At this point, a solution is easy; we just filter out the invalid data items and count what’s left.

(def answer-1 (count (filter password-valid-1? data)))

Great success! Onwards…

Part 2

Part 2 threw a minor spanner in the works by changing the validation criteria. Now, instead of describing the number of characters, the requirement is that the lower and upper values represent positions in the password where the target must appear - the character must appear at either the lower value or the upper value, but not both. Think XOR.

This required only a new validation function. This function gets the characters at each position, checks if they match, and then does the XOR. It’s messy, but I don’t care.

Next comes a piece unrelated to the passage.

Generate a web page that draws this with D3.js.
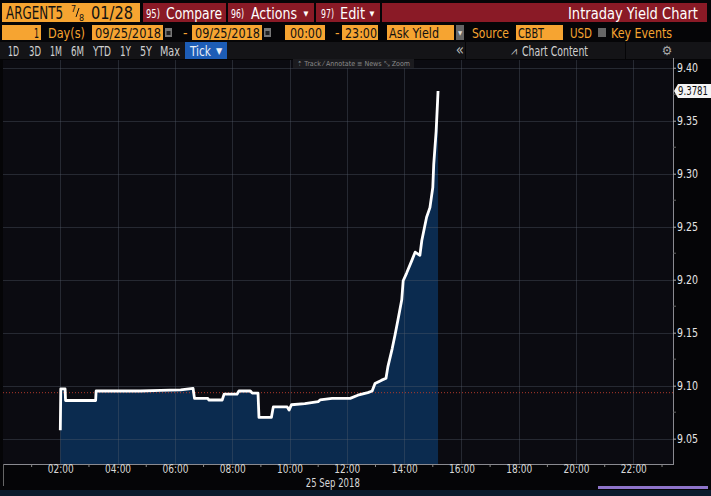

(defn password-valid-2? [password]
  (let [target (:target password)
        lower (get (:password password) (- (:lower password) 1))
        upper (get (:password password) (- (:upper password) 1))
        match-lower (= lower target)
        match-upper (= upper target)]
    (or (and match-lower (not match-upper))
        (and (not match-lower) match-upper))))

(def answer-2 (count (filter password-valid-2? data)))

And with that Day 2 is complete! Still relatively simple, but it gave me time to get to grips with parsing - an investment of time that will surely pay off as the complexity of inputs increases.